ACTU secretary Sally McManus says current laws have not kept up with changing work conditions. (Mick Tsikas/AAP PHOTOS) (AAP)

Union leader Sally McManus has called for an overhaul of federal workplace laws claiming the system as it stands is failing employees.

In an address to the National Press Club on Wednesday, the ACTU secretary said the laws, which were introduced more than a decade ago, have not been able to keep up with working conditions.

Ms McManus said the laws applied generally to traditional employment relationships, when other forms of work have emerged in recent years.

"The repair to the Fair Work Act must start as a matter of urgency," she said in the speech.
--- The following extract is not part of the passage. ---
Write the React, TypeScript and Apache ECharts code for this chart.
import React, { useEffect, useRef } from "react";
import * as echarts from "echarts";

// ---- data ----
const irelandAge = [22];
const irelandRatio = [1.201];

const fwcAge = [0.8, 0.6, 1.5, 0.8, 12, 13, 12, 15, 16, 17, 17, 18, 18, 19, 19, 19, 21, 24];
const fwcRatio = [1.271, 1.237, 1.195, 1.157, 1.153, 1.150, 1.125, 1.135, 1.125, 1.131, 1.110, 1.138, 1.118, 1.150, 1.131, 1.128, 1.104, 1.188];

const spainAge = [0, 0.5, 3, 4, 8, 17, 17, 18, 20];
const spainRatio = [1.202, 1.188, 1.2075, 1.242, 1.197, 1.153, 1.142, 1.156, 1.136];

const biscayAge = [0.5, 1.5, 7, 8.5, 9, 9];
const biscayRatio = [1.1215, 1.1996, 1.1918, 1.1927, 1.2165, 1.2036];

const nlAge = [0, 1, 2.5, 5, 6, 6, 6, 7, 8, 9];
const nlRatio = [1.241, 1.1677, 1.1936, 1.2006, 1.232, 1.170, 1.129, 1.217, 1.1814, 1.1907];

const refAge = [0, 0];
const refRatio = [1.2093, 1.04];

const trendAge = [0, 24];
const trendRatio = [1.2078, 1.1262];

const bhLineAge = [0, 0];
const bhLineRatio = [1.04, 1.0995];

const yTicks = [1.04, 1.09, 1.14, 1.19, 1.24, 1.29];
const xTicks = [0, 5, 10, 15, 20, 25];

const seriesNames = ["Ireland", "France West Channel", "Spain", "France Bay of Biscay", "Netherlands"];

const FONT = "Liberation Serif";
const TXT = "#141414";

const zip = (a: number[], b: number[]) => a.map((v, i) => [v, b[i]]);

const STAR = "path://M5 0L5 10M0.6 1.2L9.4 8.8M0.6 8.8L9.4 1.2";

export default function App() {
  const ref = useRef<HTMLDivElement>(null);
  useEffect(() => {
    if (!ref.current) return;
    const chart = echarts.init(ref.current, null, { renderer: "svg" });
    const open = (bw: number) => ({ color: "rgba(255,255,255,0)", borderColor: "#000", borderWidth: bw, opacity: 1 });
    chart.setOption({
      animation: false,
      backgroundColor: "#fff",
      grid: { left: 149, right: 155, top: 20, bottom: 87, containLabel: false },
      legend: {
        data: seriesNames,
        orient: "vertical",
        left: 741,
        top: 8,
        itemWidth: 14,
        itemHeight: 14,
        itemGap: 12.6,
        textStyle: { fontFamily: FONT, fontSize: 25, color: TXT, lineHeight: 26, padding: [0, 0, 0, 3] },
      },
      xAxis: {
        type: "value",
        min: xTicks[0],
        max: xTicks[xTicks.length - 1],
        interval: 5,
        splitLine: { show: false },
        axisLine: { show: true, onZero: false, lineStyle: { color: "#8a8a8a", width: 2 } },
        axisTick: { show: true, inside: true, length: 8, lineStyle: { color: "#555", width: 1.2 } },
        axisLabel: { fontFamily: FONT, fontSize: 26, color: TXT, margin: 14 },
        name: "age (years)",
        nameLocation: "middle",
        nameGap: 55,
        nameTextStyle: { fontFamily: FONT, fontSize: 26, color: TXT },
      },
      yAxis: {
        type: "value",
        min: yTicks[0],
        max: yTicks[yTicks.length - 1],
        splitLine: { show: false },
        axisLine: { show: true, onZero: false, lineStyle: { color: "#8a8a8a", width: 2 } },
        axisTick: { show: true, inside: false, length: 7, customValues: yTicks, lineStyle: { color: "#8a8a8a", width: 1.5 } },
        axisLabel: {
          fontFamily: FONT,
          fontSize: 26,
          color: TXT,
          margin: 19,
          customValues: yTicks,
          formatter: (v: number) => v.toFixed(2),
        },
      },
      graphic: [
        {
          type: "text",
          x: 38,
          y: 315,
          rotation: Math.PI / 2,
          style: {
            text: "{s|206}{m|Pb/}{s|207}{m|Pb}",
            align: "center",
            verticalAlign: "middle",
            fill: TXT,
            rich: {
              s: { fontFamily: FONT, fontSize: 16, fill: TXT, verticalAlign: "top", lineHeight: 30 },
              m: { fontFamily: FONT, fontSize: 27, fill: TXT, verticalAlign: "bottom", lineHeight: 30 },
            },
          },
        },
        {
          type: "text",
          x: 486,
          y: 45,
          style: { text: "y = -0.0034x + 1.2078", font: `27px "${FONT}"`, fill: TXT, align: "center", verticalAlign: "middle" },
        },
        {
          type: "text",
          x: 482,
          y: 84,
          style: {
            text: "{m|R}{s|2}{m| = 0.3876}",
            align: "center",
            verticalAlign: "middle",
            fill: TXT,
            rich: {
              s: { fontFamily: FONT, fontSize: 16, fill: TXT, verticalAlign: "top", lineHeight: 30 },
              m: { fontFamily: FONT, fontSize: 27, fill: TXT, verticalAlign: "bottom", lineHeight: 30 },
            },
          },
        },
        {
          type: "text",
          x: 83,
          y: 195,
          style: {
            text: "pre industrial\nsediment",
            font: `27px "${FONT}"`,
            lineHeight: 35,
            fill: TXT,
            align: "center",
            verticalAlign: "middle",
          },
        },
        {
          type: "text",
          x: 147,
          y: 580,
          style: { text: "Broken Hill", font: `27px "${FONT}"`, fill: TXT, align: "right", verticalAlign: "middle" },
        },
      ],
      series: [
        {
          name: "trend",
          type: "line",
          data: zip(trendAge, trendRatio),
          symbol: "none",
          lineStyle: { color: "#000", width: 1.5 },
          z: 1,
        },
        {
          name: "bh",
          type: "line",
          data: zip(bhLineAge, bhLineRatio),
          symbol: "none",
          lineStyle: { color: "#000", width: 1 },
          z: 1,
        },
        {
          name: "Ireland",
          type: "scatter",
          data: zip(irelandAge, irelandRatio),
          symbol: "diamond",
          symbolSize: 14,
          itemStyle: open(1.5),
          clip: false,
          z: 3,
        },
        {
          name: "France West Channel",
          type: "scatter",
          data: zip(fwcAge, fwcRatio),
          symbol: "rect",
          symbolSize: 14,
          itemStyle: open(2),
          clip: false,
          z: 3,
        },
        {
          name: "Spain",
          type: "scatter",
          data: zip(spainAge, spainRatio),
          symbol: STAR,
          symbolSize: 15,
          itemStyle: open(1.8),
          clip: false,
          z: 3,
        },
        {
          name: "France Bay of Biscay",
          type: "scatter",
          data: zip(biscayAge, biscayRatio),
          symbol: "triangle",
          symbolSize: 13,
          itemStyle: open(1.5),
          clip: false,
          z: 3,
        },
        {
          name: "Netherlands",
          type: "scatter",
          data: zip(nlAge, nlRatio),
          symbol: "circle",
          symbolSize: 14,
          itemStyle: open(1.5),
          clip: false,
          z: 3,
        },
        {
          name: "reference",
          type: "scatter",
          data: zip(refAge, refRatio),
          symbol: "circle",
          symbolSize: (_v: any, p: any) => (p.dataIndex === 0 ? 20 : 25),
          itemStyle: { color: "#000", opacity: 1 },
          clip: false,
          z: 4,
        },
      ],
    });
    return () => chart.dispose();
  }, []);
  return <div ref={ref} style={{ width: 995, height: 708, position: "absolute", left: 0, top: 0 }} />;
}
"It was drafted before the full impact of the global financial crisis was known, and before the expansion of the gig economy and the other forms of work which have been used to avoid paying employee entitlements."

The union secretary said the laws allowed for employers to drive down wages and make it more difficult for workers to negotiate for a pay rise.
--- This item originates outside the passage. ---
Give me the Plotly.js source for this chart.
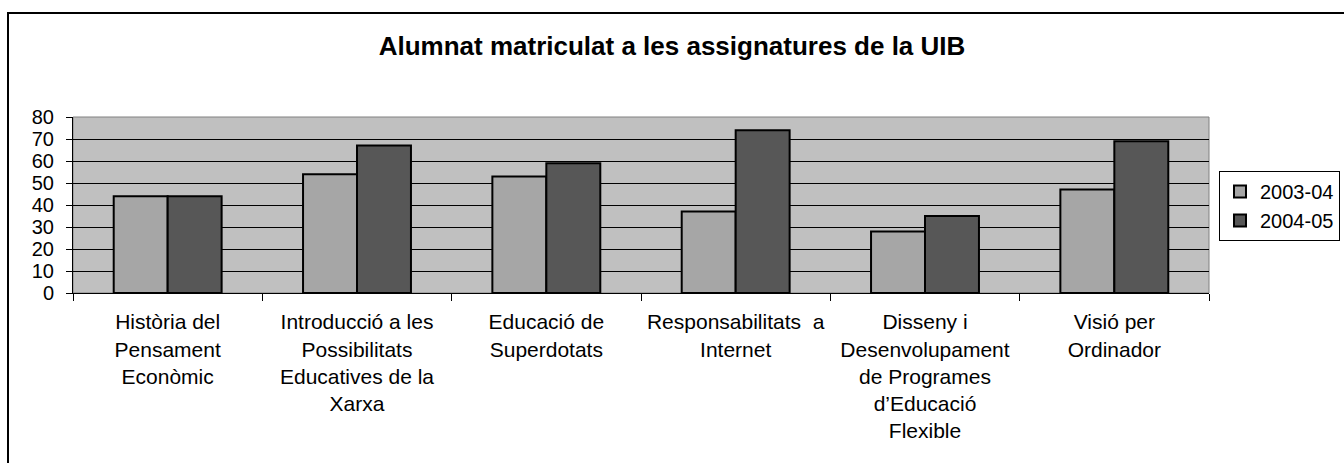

She reiterated calls in the speech to update the system for enterprise bargaining agreements.

"The current enterprise bargaining system often entrenches conflict and division because bargaining is drawn out far too long with unnecessary hurdles, legal complexities and an ineffective independent umpire," she said.

"Enterprise only bargaining has too often encouraged and rewarded a race to the bottom, with decent employers who negotiate fair agreements being undercut by businesses who will not."

Changes to enterprise bargaining to allow for multi-employer bargaining were discussed at the government's jobs and skills summit earlier this month.

Ms McManus praised the government for convening the summit, saying it was a chance to bring together different views and perspectives.

However, she used the speech to criticise Opposition Leader Peter Dutton's decision to boycott the summit.

She said anti-union attacks were set to continue in coming months amid growing economic challenges.

"The legacy of the attacks on unions became starker in the last decade - 10 years of wage stagnation and now dramatically declining real wages, which low unemployment, increased productivity and bumper profits are not shifting," she said.

"In coming months, we will see the Liberal Party and some of its supporters in the business lobby press play on the same old rewound cassette from the 80s: relentless, repetitive, ridiculous anti-union rhetoric."